The Jews were now crowded in the Upper City, and confined to that. Titus held a parley with them across the bridge above the Xystus—that is, at Wilson’s Arch—offering them terms. But they declined his conditions, and so the siege had to go on. The Ophel quarter was now plundered and burnt; and then a grand effort was made against the Upper City. Mounds were thrown up, and the assault was delivered simultaneously from several points—on the west, by Herod’s palace, on the north-west part of the town a little east of the tower Phasaelus, and on the north-east at the Xystus, which extended from Wilson’s Arch southward. The strong city at last fell, and its walls and buildings were razed to the ground.

We know that it rose again from its ashes, and has had an eventful history since; but it is not our purpose to follow its fortunes farther.

In seeking to understand the descriptions given by Josephus, writers have been much puzzled by his mention of a ravine “called the Kedron ravine.” It could not well be the Kedron Valley itself, or it would hardly be spoken of in this way; besides which, we are told that the eastern portion of Agrippa’s wall joined the old wall at the ravine called Kedron.
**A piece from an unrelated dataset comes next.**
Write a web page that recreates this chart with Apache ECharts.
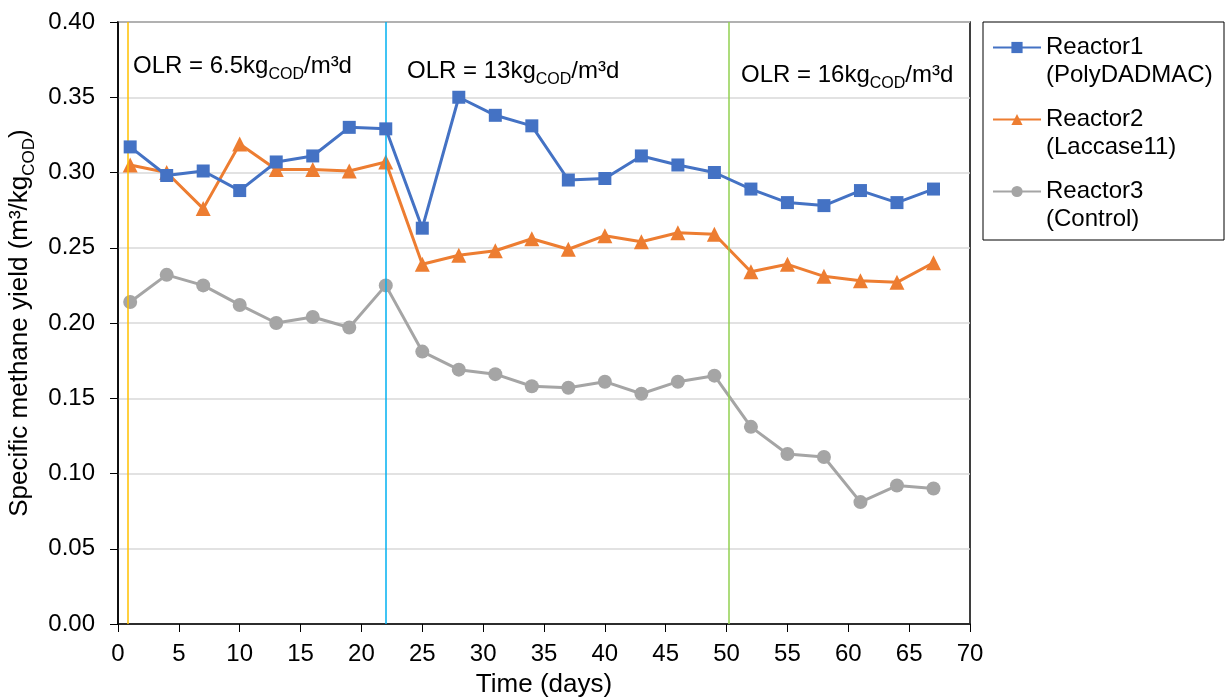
<!DOCTYPE html>
<html>
<head>
<meta charset="utf-8">
<title>Specific methane yield</title>
<script src="https://cdn.jsdelivr.net/npm/echarts@6/dist/echarts.min.js"></script>
<style>
  html, body { margin: 0; padding: 0; background: #fff; }
  #main { width: 1225px; height: 699px; }
</style>
</head>
<body>
<div id="main"></div>
<script type="text/javascript">
// sampling days
var days = [1, 4, 7, 10, 13, 16, 19, 22, 25, 28, 31, 34, 37, 40, 43, 46, 49, 52, 55, 58, 61, 64, 67];

// specific methane yield (m3/kgCOD)
var reactor1 = [0.317, 0.298, 0.301, 0.288, 0.307, 0.311, 0.330, 0.329, 0.263, 0.350, 0.338, 0.331,
                0.295, 0.296, 0.311, 0.305, 0.300, 0.289, 0.280, 0.278, 0.288, 0.280, 0.289];
var reactor2 = [0.305, 0.300, 0.276, 0.319, 0.302, 0.302, 0.301, 0.307, 0.239, 0.245, 0.248, 0.256,
                0.249, 0.258, 0.254, 0.260, 0.259, 0.234, 0.239, 0.231, 0.228, 0.227, 0.240];
var reactor3 = [0.214, 0.232, 0.225, 0.212, 0.200, 0.204, 0.197, 0.225, 0.181, 0.169, 0.166, 0.158,
                0.157, 0.161, 0.153, 0.161, 0.165, 0.131, 0.113, 0.111, 0.081, 0.092, 0.090];

// OLR change days (vertical lines) and their labels
var olrDays = [0.8, 22, 50.2];
var olrColors = ['#FFC000', '#00B0F0', '#92D050'];
var olrLoads = ['6.5', '13', '16'];

var seriesNames = ['Reactor1', 'Reactor2', 'Reactor3'];
var seriesNotes = ['(PolyDADMAC)', '(Laccase11)', '(Control)'];

function pairs(vals) {
    return days.map(function (d, i) { return [d, vals[i]]; });
}

var FONT = '"Liberation Sans", Arial, sans-serif';
var richOlr = {
    n: { fontSize: 24, fontFamily: FONT, color: '#000' },
    s: { fontSize: 16, fontFamily: FONT, color: '#000', padding: [18, 0, 0, 0] }
};

// OLR labels sit in the top band of each phase
var olrPos = [[133, 54], [407, 59], [741, 63]];
var graphics = olrLoads.map(function (load, i) {
    return {
        type: 'text', left: olrPos[i][0], top: olrPos[i][1], z: 50,
        style: { text: '{n|OLR = ' + load + 'kg}{s|COD}{n|/m³d}', rich: richOlr }
    };
});
// second line of each legend entry
seriesNotes.forEach(function (note, i) {
    graphics.push({
        type: 'text', left: 1046, top: 62 + i * 72, z: 100,
        style: { text: note, fontSize: 24, fontFamily: FONT, fill: '#000', lineHeight: 27 }
    });
});

var myChart = echarts.init(document.getElementById('main'));

var option = {
    backgroundColor: '#fff',
    animation: false,
    textStyle: { fontFamily: FONT },
    grid: {
        left: 118,
        top: 22,
        right: 255,
        bottom: 75,
        outerBoundsMode: 'none',
        show: true,
        borderColor: '#000',
        borderWidth: 1.5
    },
    legend: {
        orient: 'vertical',
        left: 983,
        top: 22,
        padding: [12, 8, 35, 9],
        itemGap: 45,
        itemWidth: 48,
        itemHeight: 14,
        borderColor: '#000',
        borderWidth: 1,
        backgroundColor: '#fff',
        data: seriesNames,
        textStyle: { fontSize: 24, fontFamily: FONT, color: '#000', lineHeight: 27, width: 170 }
    },
    xAxis: {
        type: 'value',
        min: 0,
        max: 70,
        interval: 5,
        name: 'Time (days)',
        nameLocation: 'middle',
        nameGap: 48,
        nameTextStyle: { fontSize: 26, fontFamily: FONT, color: '#000' },
        axisLine: { lineStyle: { color: '#000', width: 1.5 } },
        axisTick: { show: true, length: 8, lineStyle: { color: '#000' } },
        axisLabel: { fontSize: 24, color: '#000', margin: 18 },
        splitLine: { show: false }
    },
    yAxis: {
        type: 'value',
        min: 0,
        max: 0.4,
        interval: 0.05,
        name: '{n|Specific methane yield (m³/kg}{s|COD}{n|)}',
        nameLocation: 'middle',
        nameGap: 73,
        nameTextStyle: {
            rich: {
                n: { fontSize: 26, fontFamily: FONT, color: '#000' },
                s: { fontSize: 17, fontFamily: FONT, color: '#000', padding: [19, 0, 0, 0] }
            }
        },
        axisLine: { show: true, lineStyle: { color: '#000', width: 1.5 } },
        axisTick: { show: true, length: 8, lineStyle: { color: '#000' } },
        axisLabel: {
            fontSize: 24, color: '#000', margin: 23,
            formatter: function (v) { return v.toFixed(2); }
        },
        splitLine: { show: true, lineStyle: { color: '#D9D9D9', width: 1.5 } }
    },
    graphic: graphics,
    series: [
        {
            name: 'OLR',
            type: 'line',
            data: [],
            silent: true,
            markLine: {
                symbol: 'none',
                silent: true,
                label: { show: false },
                data: olrDays.map(function (d, i) {
                    return { xAxis: d, lineStyle: { color: olrColors[i], width: 1.5, type: 'solid' } };
                })
            }
        },
        {
            name: 'Reactor1',
            type: 'line',
            data: pairs(reactor1),
            symbol: 'rect',
            symbolSize: 13,
            z: 5,
            itemStyle: { color: '#4472C4' },
            lineStyle: { color: '#4472C4', width: 3 }
        },
        {
            name: 'Reactor2',
            type: 'line',
            data: pairs(reactor2),
            symbol: 'triangle',
            symbolSize: 15,
            z: 4,
            itemStyle: { color: '#ED7D31' },
            lineStyle: { color: '#ED7D31', width: 3 }
        },
        {
            name: 'Reactor3',
            type: 'line',
            data: pairs(reactor3),
            symbol: 'circle',
            symbolSize: 14,
            z: 3,
            itemStyle: { color: '#A5A5A5' },
            lineStyle: { color: '#A5A5A5', width: 3 }
        }
    ]
};

myChart.setOption(option);
</script>
</body>
</html>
This would be too indefinite a note of place if the wall and the ravine ran parallel with one another. Moreover, the north-east angle of the Temple cloisters was built over the said ravine, and the depth was frightful (Wars, vi. 3, 2). The depth was frightful at the angle, rather than at the eastern side. There could be no right understanding of the references, until Sir Charles Warren’s labours showed that a deep valley crosses the Haram north of the Golden Gate, and contains within it the Birket Israil. It was only a “so-called ravine” to Josephus, because the western portion had been filled up by Pompey, and the eastern mouth was cut across by the Wall of Agrippa. Warren’s discovery of this ravine, and demonstration of its depth, is a glorious instance of the value of excavation work in questions of Jerusalem topography.

[Authorities and Sources:—The Works of Josephus. “Siege of Jerusalem.” Thomas Lewin. “Jerusalem, a Sketch.” Thomas Lewin.]